Sinica Podcast: China Talking Points Ep. 1 – Trade Truce, J-10C Dogfight, and What Comes Next
Date: May 15, 2025
Host: Kaiser Kuo
Co-hosts: Eric Olander (China Global South Project), Andrew Polk (Trivium China), Lizzi Lee (Asia Society Policy Institute)
Episode Overview
The premiere of “China Talking Points” dives deep into two urgent China-related stories:
- The surprise “trade truce” between the US and China after a period of escalating tariffs and trade hostilities, with both sides agreeing to significant concessions.
- The role of Chinese military technology in the recent India-Pakistan Kashmir flare-up, focusing on the performance of the Chinese-made J-10C fighter jets.

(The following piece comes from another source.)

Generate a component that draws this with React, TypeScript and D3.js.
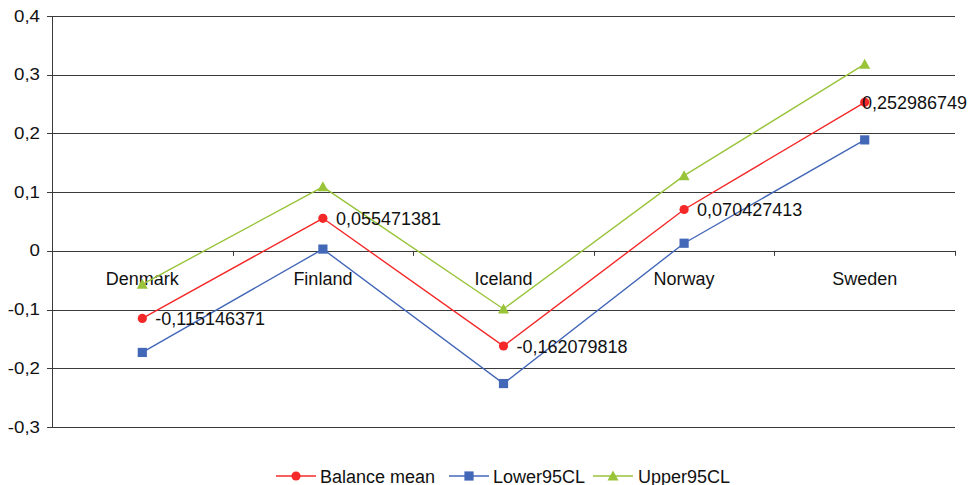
import React from "react";
import * as d3 from "d3";

const categories = ["Denmark", "Finland", "Iceland", "Norway", "Sweden"];
const balanceMean = [-0.115146371, 0.055471381, -0.162079818, 0.070427413, 0.252986749];
const lower95CL = [-0.173, 0.003, -0.226, 0.013, 0.189];
const upper95CL = [-0.057, 0.109, -0.099, 0.128, 0.318];
const yTicks = [-0.3, -0.2, -0.1, 0, 0.1, 0.2, 0.3, 0.4];
const seriesNames = ["Balance mean", "Lower95CL", "Upper95CL"];

const W = 972;
const H = 485;
const COLORS = ["#F42828", "#4468B8", "#99C43A"];
const FONT = "'Liberation Sans', Arial, sans-serif";

function Marker({ kind, x, y, color }: { kind: number; x: number; y: number; color: string }) {
  if (kind === 0) return <circle cx={x} cy={y} r={4.6} fill={color} />;
  if (kind === 1) return <rect x={x - 4.6} y={y - 4.6} width={9.2} height={9.2} fill={color} />;
  return <path d={`M${x},${y - 5.5} L${x + 5.5},${y + 4.5} L${x - 5.5},${y + 4.5} Z`} fill={color} />;
}

const fmt = (v: number) => String(v).replace(".", ",");

export default function App() {
  const x = d3.scaleBand<string>().domain(categories).range([52, 955]);
  const y = d3.scaleLinear().domain([-0.3, 0.4]).range([427, 16]);
  const cx = (c: string) => (x(c) as number) + x.bandwidth() / 2;
  const series = [balanceMean, lower95CL, upper95CL];
  const line = d3
    .line<number>()
    .x((_, i) => cx(categories[i]))
    .y((d) => y(d));

  const legendItems = [
    { lx: 276, tx: 320 },
    { lx: 449, tx: 493 },
    { lx: 593, tx: 638 },
  ];

  return (
    <svg
      width={W}
      height={H}
      style={{ position: "absolute", left: 0, top: 0, background: "#fff" }}
      fontFamily={FONT}
    >
      {/* gridlines */}
      {yTicks.map((t) => (
        <g key={t}>
          <line x1={47} x2={955} y1={Math.round(y(t)) + 0.5} y2={Math.round(y(t)) + 0.5} stroke="#3a3a3a" strokeWidth={1} />
          <text
            transform={`translate(40,${y(t) + 5.5}) scale(1.17,1)`}
            textAnchor="end"
            fontSize={16}
            fill="#111"
          >
            {fmt(t)}
          </text>
        </g>
      ))}
      {/* y axis */}
      <line x1={52.5} x2={52.5} y1={y(0.4)} y2={y(-0.3)} stroke="#3a3a3a" strokeWidth={1} />
      {/* category boundary ticks on zero axis */}
      {categories.map((c, i) => {
        const bx = (x(c) as number) + x.bandwidth();
        return (
          <line key={i} x1={Math.round(bx) + 0.5} x2={Math.round(bx) + 0.5} y1={y(0)} y2={y(0) + 5} stroke="#3a3a3a" />
        );
      })}
      {/* category labels */}
      {categories.map((c) => (
        <text key={c} x={cx(c)} y={285} textAnchor="middle" fontSize={18} fill="#111">
          {c}
        </text>
      ))}
      {/* series */}
      {series.map((s, si) => (
        <g key={si}>
          <path d={line(s) || ""} fill="none" stroke={COLORS[si]} strokeWidth={1.4} />
          {s.map((v, i) => (
            <Marker key={i} kind={si} x={cx(categories[i])} y={y(v)} color={COLORS[si]} />
          ))}
        </g>
      ))}
      {/* data labels */}
      {balanceMean.map((v, i) => {
        const px = cx(categories[i]);
        const last = i === categories.length - 1;
        return (
          <text
            key={i}
            x={last ? 967 : px + 13}
            y={y(v) + 6.5}
            textAnchor={last ? "end" : "start"}
            fontSize={18}
            fill="#111"
          >
            {fmt(v)}
          </text>
        );
      })}
      {/* legend */}
      {seriesNames.map((n, i) => (
        <g key={n}>
          <line x1={legendItems[i].lx} x2={legendItems[i].lx + 40} y1={476} y2={476} stroke={COLORS[i]} strokeWidth={1.4} />
          <Marker kind={i} x={legendItems[i].lx + 20} y={476} color={COLORS[i]} />
          <text x={legendItems[i].tx} y={482.5} fontSize={18} fill="#111">
            {n}
          </text>
        </g>
      ))}
    </svg>
  );
}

The hosts offer candid, often unscripted analysis, foster debates around the rationale and consequences of current trade policy, and highlight broader international implications—from Southeast Asia to South America.
Key Themes & Discussion Points
1. The US–China Trade Truce: Terms, Consequences, and Skepticism
[02:00–17:00]
Main Developments:
- US Treasury Secretary Scott Besant and USTR Jameson Greer met with China’s chief trade negotiator Li Feng in Geneva to broker a temporary “truce” in the trade war.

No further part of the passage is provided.